Deux rappeurs aux univers, alors là, complètement divergents étaient à l'affiche dans les salles FrancoFolles, hier soir: le Trifluvien Sir Pathétik, au Club Soda avec son «crew», et le Parisien Oxmo Puccino au Métropolis. Appréhensions et appréciations.

«Moi j'reste chill, j'me mêle de mes affaires/Laisse faire les conseils, Gros, j'ai déjà une mère/tes poupounes tes gros bras, pis ta grosse chaîne/Moé c'que tu penses du rap/on s'en calisse». Dans la salle, près de 700 fans répètent par coeur les paroles de cette spirituelle chanson, insistant avec force sur le refrain, «on s'en caaaaalisse...»

Dans le Club Soda, passé 20 h, après la ribambelle de premières parties, Sir Pathétik et son complice Billy Nova se produisent devant des fans gagnés d'avance. Beaucoup d'ambiance dans la salle, pas pleine mais habitée, tant sur scène que dans cette foule surtout adolescente, où la musique du Sir résonne le mieux.
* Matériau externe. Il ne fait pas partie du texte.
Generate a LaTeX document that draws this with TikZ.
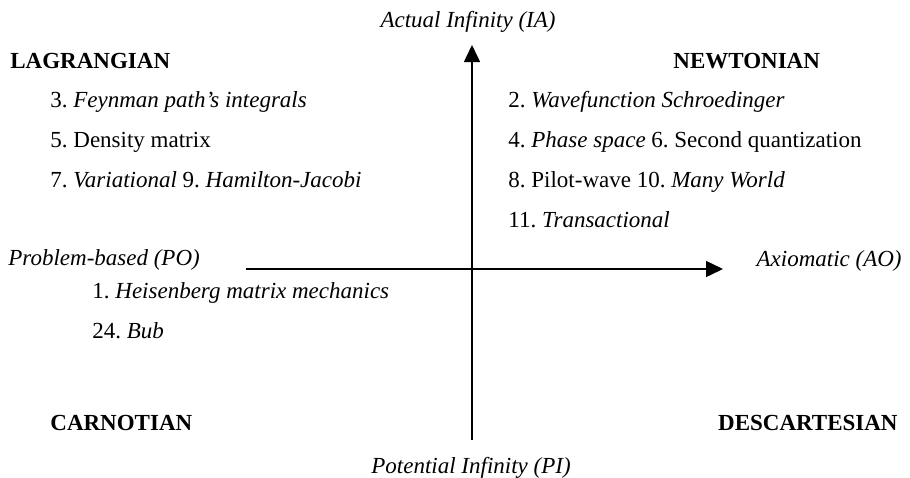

Honni par les puristes du genre (à qui il adresse J'rap pour toi), embrassé par l'amateur de pop lambda, Sir Pathétik ne laisse personne indifférent. Sur scène, il est cependant d'une grande générosité, un performeur dont l'expérience compense pour un flow sans grande technique. Il a cependant dans sa besace une poignée de hits que ses fans récitent par coeur, preuve que ses textes simples, loin des préoccupations du «ghetto» (pour peu qu'il y en ait un à Trois-Rivières), touche le plus grand dénominateur commun.

Elles abordent la petite vie et ses grands combats, ses erreurs de jeunesse et de vieillesse, ses amours avortées et espérées. Célibataire, La Fille que j'aime, Comme je suis, On rêve à ça, Pour mon pays, T'aimes un badboy, des chansons pop au refrain gros comme le bras, souvent des ballades, chantées autant que rappées, servies sur des rythmes hip hop basiques.
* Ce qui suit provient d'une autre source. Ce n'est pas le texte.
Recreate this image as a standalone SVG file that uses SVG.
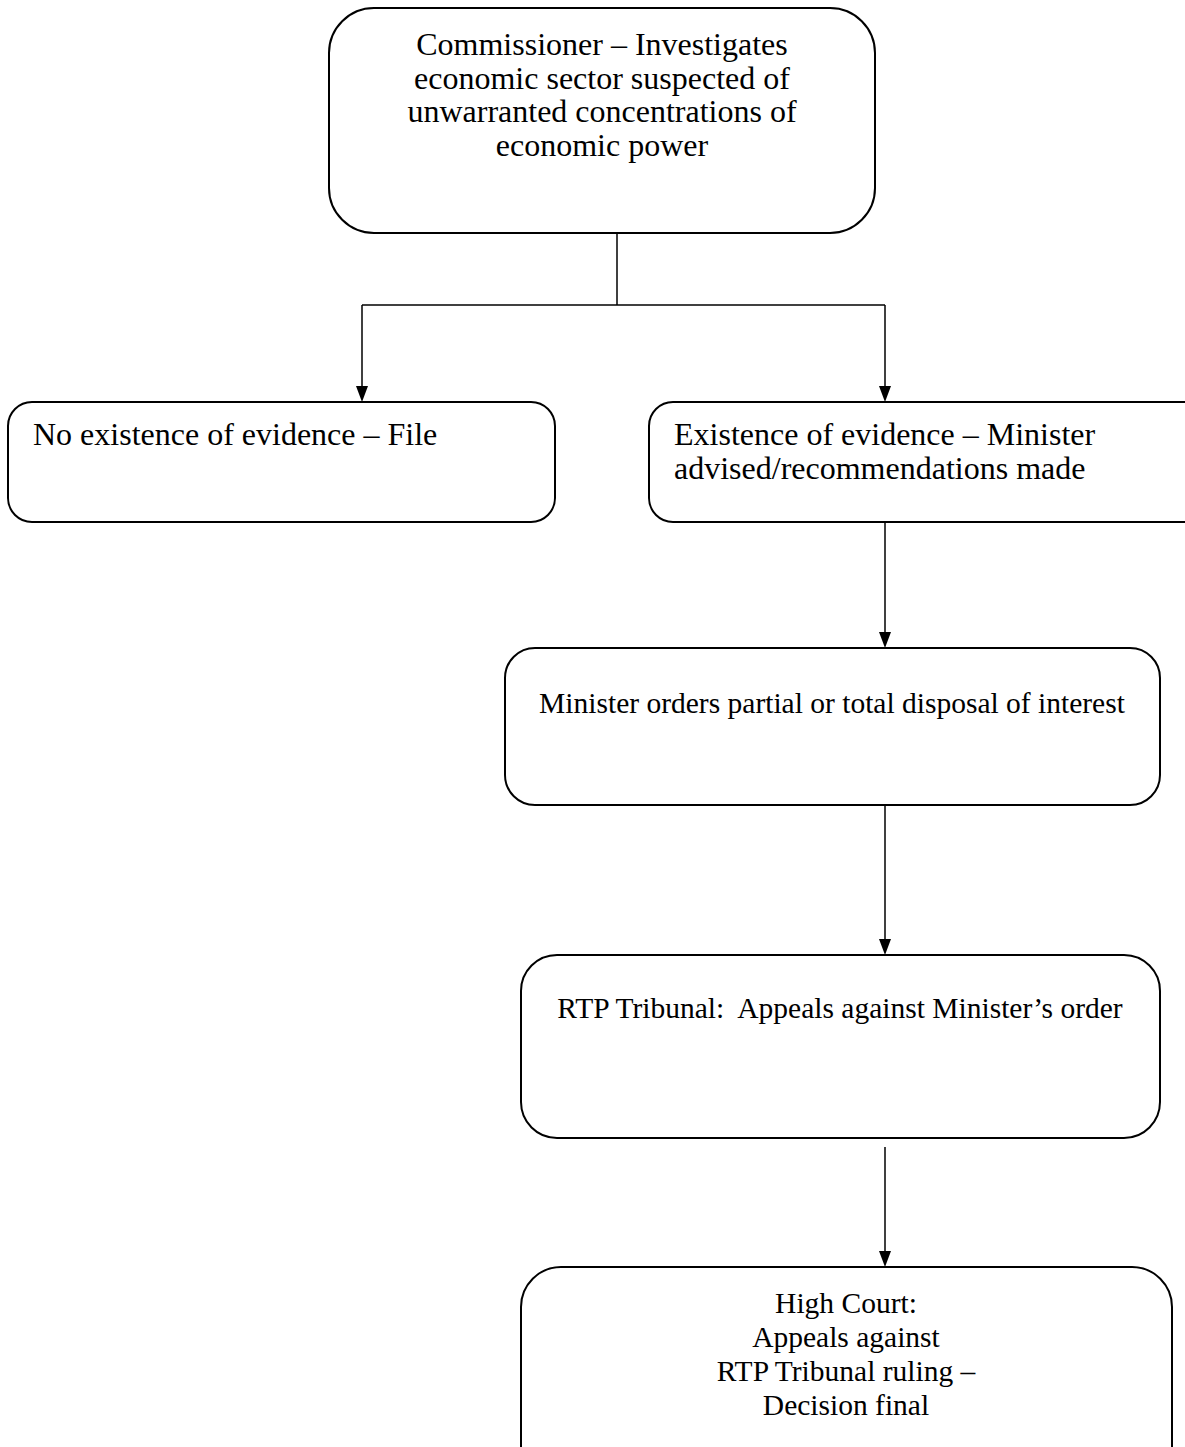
<svg xmlns="http://www.w3.org/2000/svg" width="1185" height="1447" viewBox="0 0 1185 1447">
<style>
.box{fill:#fff;stroke:#000;stroke-width:2}
.t{font-family:"Liberation Serif","Times New Roman",serif;font-size:32px;fill:#000}
.s{font-size:29.5px}
.c{text-anchor:middle}
.ln{fill:none;stroke:#000;stroke-width:1.5}
</style>
<g id="connectors">
<path class="ln" d="M617,233 V305"/>
<path class="ln" d="M362,305 H885"/>
<path class="ln" d="M362,305 V388"/>
<polygon points="356,386 368,386 362,402" fill="#000"/>
<path class="ln" d="M885,305 V388"/>
<polygon points="879,386 891,386 885,402" fill="#000"/>
<path class="ln" d="M885,522 V634"/>
<polygon points="879,632 891,632 885,648" fill="#000"/>
<path class="ln" d="M885,805 V941"/>
<polygon points="879,939 891,939 885,955" fill="#000"/>
<path class="ln" d="M885,1147 V1253"/>
<polygon points="879,1251 891,1251 885,1267" fill="#000"/>
</g>
<g id="n1">
<rect class="box" x="329" y="8" width="546" height="225" rx="45"/>
<text class="t c" x="602" y="55">Commissioner – Investigates</text>
<text class="t c" x="602" y="89">economic sector suspected of</text>
<text class="t c" x="602" y="122">unwarranted concentrations of</text>
<text class="t c" x="602" y="156">economic power</text>
</g>
<g id="n2">
<rect class="box" x="8" y="402" width="547" height="120" rx="24"/>
<text class="t" x="33" y="445">No existence of evidence – File</text>
</g>
<g id="n3">
<rect class="box" x="649" y="402" width="560" height="120" rx="24"/>
<text class="t" x="674" y="445">Existence of evidence – Minister</text>
<text class="t" x="674" y="479">advised/recommendations made</text>
</g>
<g id="n4">
<rect class="box" x="505" y="648" width="655" height="157" rx="30"/>
<text class="t s c" x="832" y="713">Minister orders partial or total disposal of interest</text>
</g>
<g id="n5">
<rect class="box" x="521" y="955" width="639" height="183" rx="36"/>
<text class="t s c" x="840" y="1018" xml:space="preserve">RTP Tribunal:  Appeals against Minister’s order</text>
</g>
<g id="n6">
<rect class="box" x="521" y="1267" width="651" height="220" rx="40"/>
<text class="t s c" x="846" y="1313">High Court:</text>
<text class="t s c" x="846" y="1347">Appeals against</text>
<text class="t s c" x="846" y="1381">RTP Tribunal ruling –</text>
<text class="t s c" x="846" y="1415">Decision final</text>
</g>
</svg>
Puis se pointent sur scène les deux gars du groupe pop-rock Longue Distance, pour interpréter Ne Renonce jamais. Deux guitares, un refrain à numéro, un message porteur, le public les mains en l'air, et ça nous frappe, tout d'un coup. Sir Pathétik, Kaïn, Noir Silence, La Chicane: même public, différente génération. Y'a que l'époque qui change. Sir Pathétik n'a pas fini de faire du chemin, et tant pis pour ses détracteurs.

Oxmo fait le poids

Je me doutais qu'on aurait droit à un bon concert. Oxmo Puccino est de ces artistes qui ne savent pas se planter. Je ne m'attendais cependant pas à la révélation à laquelle il m'a été donné d'assister au Métropolis hier soir.

C'est que j'avais des doutes. Le Métropolis serait-il un peu trop grand pour Oxmo Puccino, un rappeur certes émérite, l'un des plus respectés de la scène hip hop française, de la race de pionniers qui nous font regretter le bon vieux temps lorsqu'on constate, avec nostalgie, la popularité d'un Sniper?

La révélation: Puccino a fait presque salle comble. Il y a un public au Québec pour l'artiste du micro. Une masse critique permettant de conclure à un vrai succès populaire que le rappeur a honoré en offrant une solide et charismatique performance, accompagné d'un batteur, d'un bassiste, d'un guitariste et d'un claviériste. Ses instrus ont été teintés de funk sombre, de soul électrique, sur lesquels se pose cette voix creuse qui force l'écoute.

Dans la salle, deux types de fans: ceux de la première heure qui l'ont suivi depuis ses débuts avec le Time Bomb et ses confrères Pit Baccardi, Lunatik, depuis le jalon dans l'histoire du rap français que fut son single Pucc Fiction, à la fin des années 90. Puis les autres qui se sont laissés gagner par la sophistication de son rap depuis quelques albums résolument plus matures que ceux de la moyenne des ours à casquettes, les Cactus de Sibérie et le récent L'Arme de Paix (et, n'oublions pas, le Lipopette Bar, plus jazz, édité chez Blue Note).

Enfin, le rappeur est reconnu autant pour son talent de conteur que pour sa plume, aux images riches et sensibles. Ces Francos à Montréal lui laisseront certainement un doux souvenir, en plus de laisser croire qu'une vraie carrière se dessine ici, ce qui, espère-t-on, devrait l'inciter à revenir plus souvent.